"To him who is familiar with history, Dunnottar speaks with an audible voice," wrote Beattie in Caledonia, "Every cave has a record, every turret has a tongue...". The name of the castle is derived from the Old Scot words Dun O Tir which means "Fort in the Highland Low Country."
The ancient Picts had a prehistoric fort on this rock, and in the fifth century St. Ninian built a church within its grounds. In the year 681, the Annals of Ulster mention a siege of the castle and in the year 900 King Donald II fell in battle against the Vikings at Dunnottar.
In the year 934, it is recorded that King Aethelstan of Wessex "wasted Scotland with a land army as far as Dunnottar." At the beginning of the 13th century, the castle figures as a scene of mystical events in the old French Romance of Fergus and in May of 1276 a parish church was again consecrated on the rock by the Bishop of St. Andrews.

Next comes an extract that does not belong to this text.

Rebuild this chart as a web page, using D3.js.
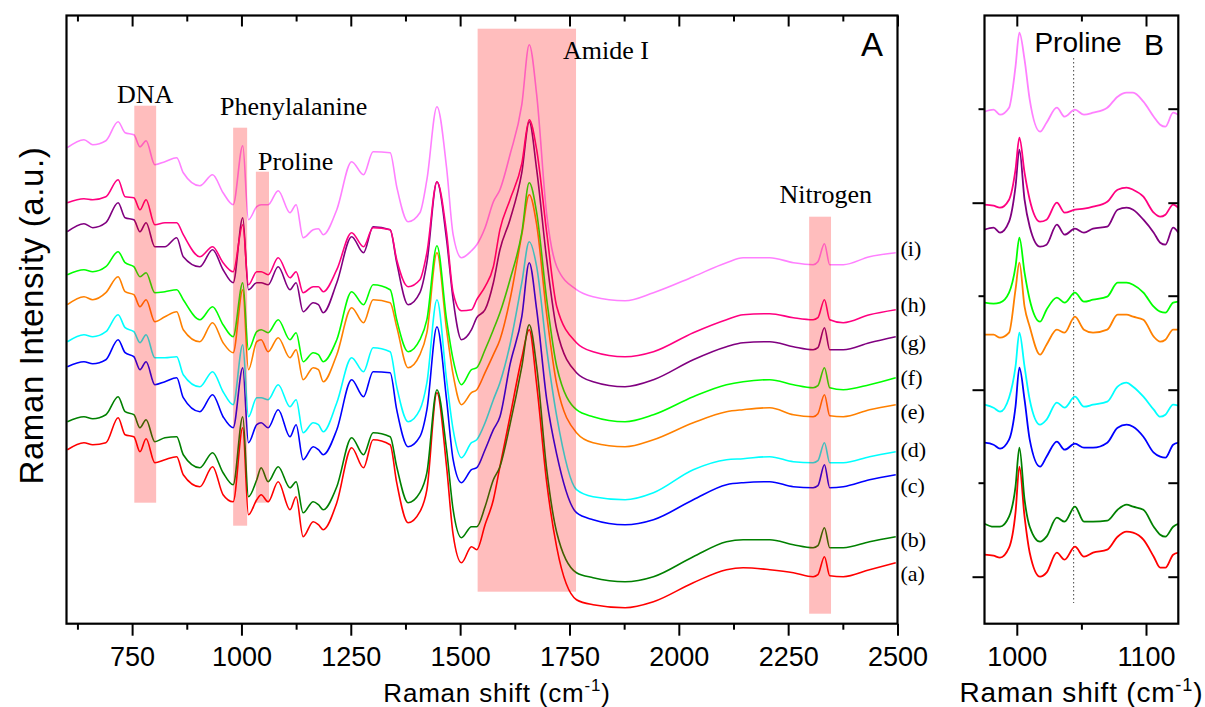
<!DOCTYPE html>
<html>
<head>
<meta charset="utf-8">
<script src="https://cdn.jsdelivr.net/npm/d3@7"></script>
<style>
  body { margin: 0; background: #fff; }
  svg { display: block; }
</style>
</head>
<body>
<svg id="chart" width="1205" height="707"></svg>
<script>
// Raman shift (cm-1) sampling of the full spectra (panel A)
const shiftA = [602, 640, 660, 690, 718, 734, 754, 768, 782, 802, 825, 852, 867, 905, 934, 958, 981, 1003, 1016, 1035, 1045, 1061, 1084, 1111, 1125, 1141, 1164, 1176, 1187, 1218, 1252, 1279, 1301, 1340, 1355, 1381, 1408, 1424, 1447, 1469, 1484, 1503, 1526, 1538, 1557, 1576, 1591, 1614, 1641, 1658, 1675, 1698, 1721, 1766, 1804, 1877, 1942, 2033, 2109, 2147, 2208, 2262, 2307, 2318, 2333, 2345, 2376, 2436, 2496];

// Stacked intensities (a.u.) of spectra (a)..(i), panel A
const specA_a = [174,181,179,181,206,189,187,172,185,161,164,167,149,137,157,129,122,196,109,124,129,122,142,114,127,87,102,99,94,121,176,156,184,179,141,101,112,134,231,157,89,61,77,74,99,124,157,207,266,294,239,141,76,24,19,16,22,41,54,56,54,51,47,49,67,48,47,54,61];
const specA_b = [202,207,205,209,227,212,209,196,204,182,186,187,169,156,171,151,139,207,127,144,156,142,157,136,142,111,122,119,114,137,186,169,191,187,157,121,131,151,234,174,114,86,97,97,117,144,157,199,257,299,257,154,91,51,46,42,47,67,82,84,84,79,76,78,96,76,76,82,87];
const specA_c = [257,262,260,264,284,271,267,254,262,239,242,246,226,212,229,207,196,256,181,199,201,196,214,187,199,164,177,174,169,194,244,227,252,251,214,177,187,214,297,224,164,141,154,156,174,194,207,259,307,361,314,224,169,111,104,99,104,124,139,141,142,137,136,138,159,136,137,144,149];
const specA_d = [282,289,287,292,309,296,292,281,289,266,266,267,249,237,252,232,219,279,207,226,226,224,239,217,224,191,201,199,192,221,266,252,276,272,237,202,214,241,324,244,194,166,181,184,201,224,241,279,341,382,357,274,207,134,127,124,131,154,164,165,167,162,161,163,181,161,161,167,172];
const specA_e = [319,327,324,331,347,332,329,317,324,302,307,312,294,282,301,281,271,334,254,282,284,272,286,266,274,244,256,254,242,269,316,301,324,321,297,256,269,291,371,294,249,219,231,234,251,269,284,324,389,429,399,309,239,191,181,177,184,201,212,214,216,209,207,210,229,208,207,214,219];
const specA_f = [349,354,352,357,372,361,357,347,351,331,332,334,324,304,317,299,287,341,274,292,294,291,304,284,291,262,271,269,262,284,332,319,339,334,304,272,284,304,378,304,264,239,254,256,274,294,311,344,391,441,411,324,257,214,207,202,209,227,239,242,244,239,236,238,256,236,234,239,246];
const specA_g = [392,400,396,401,421,406,404,392,401,377,377,386,367,357,374,354,341,406,334,341,341,339,357,334,341,312,321,319,311,341,387,371,397,394,361,319,331,361,442,384,324,284,294,306,314,341,374,404,451,502,454,364,294,251,242,237,244,264,277,281,282,277,274,276,296,274,274,281,287];
const specA_h = [421,425,424,427,444,427,426,414,424,399,401,401,389,367,377,361,352,399,339,352,352,349,366,346,352,331,337,337,332,354,391,377,396,394,364,337,344,371,442,391,331,313,314,324,337,357,394,424,460,504,474,391,317,281,272,267,272,291,304,309,310,306,304,306,324,304,301,309,314];
const specA_i = [476,484,479,483,502,491,489,477,483,459,462,466,451,438,449,431,419,478,404,417,419,419,433,411,419,386,394,395,389,414,462,449,472,471,437,402,411,444,517,456,389,366,373,379,396,422,434,469,519,579,529,409,357,334,327,323,331,347,361,366,366,361,359,362,380,359,359,367,371];

// Raman shift sampling of the enlarged 975-1125 cm-1 window (panel B)
const shiftB = [975, 982, 987, 994, 999, 1002, 1006, 1010, 1018, 1023, 1031, 1037, 1045, 1052, 1059, 1070, 1078, 1085, 1090, 1098, 1106, 1111, 1115, 1121, 1125];
const specB_a = [69,68,66,76,111,157,107,71,47,51,71,64,77,67,71,74,87,92,91,84,67,56,56,69,71];
const specB_b = [100,97,97,107,137,176,124,97,82,87,106,102,117,102,102,103,114,119,117,114,97,89,87,97,100];
const specB_c = [181,179,175,184,217,256,224,184,157,167,182,174,180,176,176,181,196,199,197,187,171,167,166,179,181];
const specB_d = [219,216,212,226,257,291,257,224,199,204,221,216,227,217,219,222,237,241,237,227,214,207,209,219,218];
const specB_e = [289,289,286,291,334,361,317,297,269,279,294,291,307,294,291,294,309,309,307,304,287,282,284,294,294];
const specB_f = [321,320,321,331,357,386,351,324,302,314,326,321,331,322,324,327,341,341,339,331,317,312,311,321,322];
const specB_g = [394,396,391,402,437,474,424,397,377,379,399,389,395,391,395,397,414,416,414,404,391,381,379,396,391];
const specB_h = [419,418,416,424,454,486,451,424,402,404,421,411,414,415,417,422,434,436,434,427,411,407,409,419,416];
const specB_i = [512,514,509,516,557,591,564,524,492,501,516,507,514,509,511,516,527,531,531,522,507,499,497,511,509];

const sampleLabels = ["(a)", "(b)", "(c)", "(d)", "(e)", "(f)", "(g)", "(h)", "(i)"];
const sampleColors = ["#ff0000", "#008000", "#0000ff", "#00ffff", "#ff8000", "#00ff00", "#800080", "#ff0080", "#ff80ff"];

// Highlighted band assignments (cm-1 extents and intensity extents)
const bandNames = ["DNA", "Phenylalanine", "Proline", "Amide I", "Nitrogen"];
const bandFrom = [755, 981, 1033, 1540, 2298];
const bandTo = [805, 1013, 1063, 1765, 2348];
const bandLow = [121, 98, 121, 32, 10];
const bandHigh = [518, 496, 452, 595, 407];

// Proline marker in the enlarged window
const prolineShift = 1044;

// Axis ticks
const majorTicksA = [750, 1000, 1250, 1500, 1750, 2000, 2250, 2500];
const minorTicksA = [625, 875, 1125, 1375, 1625, 1875, 2125, 2375];
const majorTicksB = [1000, 1100];
const minorTicksB = [1050];
const majorLevelsB = [47, 234, 421];
const minorLevelsB = [141, 328, 515];

const spectraA = [specA_a, specA_b, specA_c, specA_d, specA_e, specA_f, specA_g, specA_h, specA_i];
const spectraB = [specB_a, specB_b, specB_c, specB_d, specB_e, specB_f, specB_g, specB_h, specB_i];

// ---------------------------------------------------------------- layout
const svg = d3.select("#chart");
const plotTop = 15.5, plotBottom = 623.7;
const panelA = { left: 66.5, right: 897.5 };
const panelB = { left: 984.5, right: 1178.3 };

const xA = d3.scaleLinear().domain([600, 2500]).range([panelA.left, panelA.right]);
const xB = d3.scaleLinear().domain([975, 1125]).range([panelB.left, panelB.right]);
const y = d3.scaleLinear().domain([0, 608.2]).range([plotBottom, plotTop]);

const sans = "'Liberation Sans', Arial, sans-serif";
const serif = "'Liberation Serif', 'Times New Roman', serif";

const defs = svg.append("defs");
defs.append("clipPath").attr("id", "clipA").append("rect")
  .attr("x", panelA.left).attr("y", plotTop).attr("width", panelA.right - panelA.left).attr("height", plotBottom - plotTop);
defs.append("clipPath").attr("id", "clipB").append("rect")
  .attr("x", panelB.left).attr("y", plotTop).attr("width", panelB.right - panelB.left).attr("height", plotBottom - plotTop);

// ---------------------------------------------------------------- panel A spectra
const lineA = d3.line().curve(d3.curveMonotoneX).x((d, i) => xA(shiftA[i])).y(d => y(d));
svg.append("g").attr("clip-path", "url(#clipA)")
  .selectAll("path").data(spectraA).join("path")
  .attr("d", lineA)
  .attr("fill", "none")
  .attr("stroke", (d, i) => sampleColors[i])
  .attr("stroke-width", 1.6)
  .attr("stroke-linejoin", "round");

// translucent band highlights sit over the traces
svg.append("g").selectAll("rect").data(bandNames).join("rect")
  .attr("x", (d, i) => xA(bandFrom[i]))
  .attr("width", (d, i) => xA(bandTo[i]) - xA(bandFrom[i]))
  .attr("y", (d, i) => y(bandHigh[i]))
  .attr("height", (d, i) => y(bandLow[i]) - y(bandHigh[i]))
  .attr("fill", "#ff0000")
  .attr("fill-opacity", 0.26);

// band captions
const captionPos = [
  { x: xA(780), y: 103, anchor: "middle" },
  { x: xA(951), y: 115, anchor: "start" },
  { x: xA(1038), y: 170, anchor: "start" },
  { x: xA(1735), y: 59, anchor: "start" },
  { x: xA(2336), y: 203, anchor: "middle" }
];
svg.append("g").selectAll("text").data(bandNames).join("text")
  .attr("x", (d, i) => captionPos[i].x)
  .attr("y", (d, i) => captionPos[i].y)
  .attr("text-anchor", (d, i) => captionPos[i].anchor)
  .attr("font-family", serif)
  .attr("font-size", 26)
  .text(d => d);

// sample labels beside the right end of each trace
const labelNudge = [11, 3, 11, -2, 7, 0, 6, -5, -4];
svg.append("g").selectAll("text").data(sampleLabels).join("text")
  .attr("x", panelA.right + 3)
  .attr("y", (d, i) => y(spectraA[i][spectraA[i].length - 1]) + labelNudge[i] + 7)
  .attr("font-family", serif)
  .attr("font-size", 22)
  .text(d => d);

// ---------------------------------------------------------------- panel B spectra
const lineB = d3.line().curve(d3.curveMonotoneX).x((d, i) => xB(shiftB[i])).y(d => y(d));
svg.append("line")
  .attr("x1", xB(prolineShift)).attr("x2", xB(prolineShift))
  .attr("y1", 58).attr("y2", 603)
  .attr("stroke", "#444").attr("stroke-width", 1)
  .attr("stroke-dasharray", "1.5,2.5");
svg.append("g").attr("clip-path", "url(#clipB)")
  .selectAll("path").data(spectraB).join("path")
  .attr("d", lineB)
  .attr("fill", "none")
  .attr("stroke", (d, i) => sampleColors[i])
  .attr("stroke-width", 1.8)
  .attr("stroke-linejoin", "round");

// ---------------------------------------------------------------- frames and ticks
function tickAxis(gen, g) {
  g.call(gen);
  g.select(".domain").remove();
  g.selectAll(".tick line").attr("stroke", "#000").attr("stroke-width", 2);
}

function bottomAxis(x, major, minor) {
  const gMin = svg.append("g").attr("transform", `translate(0,${plotBottom})`);
  tickAxis(d3.axisBottom(x).tickValues(minor).tickSize(6).tickFormat(""), gMin);
  const gMaj = svg.append("g").attr("transform", `translate(0,${plotBottom})`);
  tickAxis(d3.axisBottom(x).tickValues(major).tickSize(12).tickFormat(d3.format("d")), gMaj);
  gMaj.selectAll(".tick text")
    .attr("y", 42).attr("dy", 0)
    .attr("font-family", sans).attr("font-size", 27).attr("fill", "#000");
  const tMin = svg.append("g").attr("transform", `translate(0,${plotTop})`);
  tickAxis(d3.axisTop(x).tickValues(minor).tickSize(-6).tickFormat(""), tMin);
  const tMaj = svg.append("g").attr("transform", `translate(0,${plotTop})`);
  tickAxis(d3.axisTop(x).tickValues(major).tickSize(-11).tickFormat(""), tMaj);
}
bottomAxis(xA, majorTicksA, minorTicksA);
bottomAxis(xB, majorTicksB, minorTicksB);

// left / right ticks of panel B
const lMaj = svg.append("g").attr("transform", `translate(${panelB.left},0)`);
tickAxis(d3.axisLeft(y).tickValues(majorLevelsB).tickSize(12).tickFormat(""), lMaj);
const lMin = svg.append("g").attr("transform", `translate(${panelB.left},0)`);
tickAxis(d3.axisLeft(y).tickValues(minorLevelsB).tickSize(6).tickFormat(""), lMin);
const rAll = svg.append("g").attr("transform", `translate(${panelB.right},0)`);
tickAxis(d3.axisRight(y).tickValues(majorLevelsB.concat(minorLevelsB)).tickSize(-10).tickFormat(""), rAll);

// frames
[panelA, panelB].forEach(p => {
  svg.append("rect")
    .attr("x", p.left).attr("y", plotTop)
    .attr("width", p.right - p.left).attr("height", plotBottom - plotTop)
    .attr("fill", "none").attr("stroke", "#000").attr("stroke-width", 2.2);
});

// ---------------------------------------------------------------- titles
function shiftTitle(cx, size) {
  const t = svg.append("text")
    .attr("x", cx).attr("y", 702)
    .attr("text-anchor", "middle")
    .attr("font-family", sans).attr("font-size", size)
    .attr("letter-spacing", 0.8);
  t.append("tspan").text("Raman shift (cm");
  t.append("tspan").attr("dy", -11).attr("font-size", size * 0.65).text("-1");
  t.append("tspan").attr("dy", 11).text(")");
}
shiftTitle((panelA.left + panelA.right) / 2 + 15, 26);
shiftTitle((panelB.left + panelB.right) / 2, 28);

svg.append("text")
  .attr("transform", `translate(43,${(plotTop + plotBottom) / 2 - 4}) rotate(-90)`)
  .attr("text-anchor", "middle")
  .attr("font-family", sans).attr("font-size", 33)
  .attr("letter-spacing", 0.6)
  .text("Raman Intensity (a.u.)");

svg.append("text").attr("x", 872).attr("y", 56).attr("text-anchor", "middle")
  .attr("font-family", sans).attr("font-size", 33).text("A");
svg.append("text").attr("x", 1154).attr("y", 55).attr("text-anchor", "middle")
  .attr("font-family", sans).attr("font-size", 30).text("B");
svg.append("text").attr("x", 1078).attr("y", 52).attr("text-anchor", "middle")
  .attr("font-family", sans).attr("font-size", 28).text("Proline");
</script>
</body>
</html>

The castle figured prominently in the Scottish struggle against English domination and was held by the English in 1297. The castle fell to the Scottish freedom hordes of Wallace, who burned the English alive when they took refuge inside the church. In 1336 the English again seized the castle, and King Edward III visited in July of that year. Shortly afterwards, the Scottish Regent, Sir Andrew Moray, retook the castle and burned it.
At the end of the 14th century, the castle was rebuilt by Sir William Keith, Great Marischal of Scotland and by 1531 a Privy Seal declared Dunnottar "is ane of the principall strenthis of our realme." In 1595, some of the victims of a huge witch hunting campaign in nearby Aberdeen were burned at the stake on Dunnottar.
In 1652 this castle was the only one in Royalist hands, and the crown, scepter and other Regalia of Scotland were kept there for safekeeping. The castle fell after eight months of siege to Oliver Cromwell's armies, but not before the Regalia and papers were taken out of the fortress under the petticoats of Anne Lindsay of Edzell. Because of Dunnottar's support for the Jacobite rebellion, the castle was dismantled in 1715. It stands on a rock promontory 160 feet above the North Sea and was used in the 1992 Mel Gibson film "Hamlet."
This photograph has won numerous awards in exhibitions in the United States, Scotland and Mexico. It has been out of print since 1996.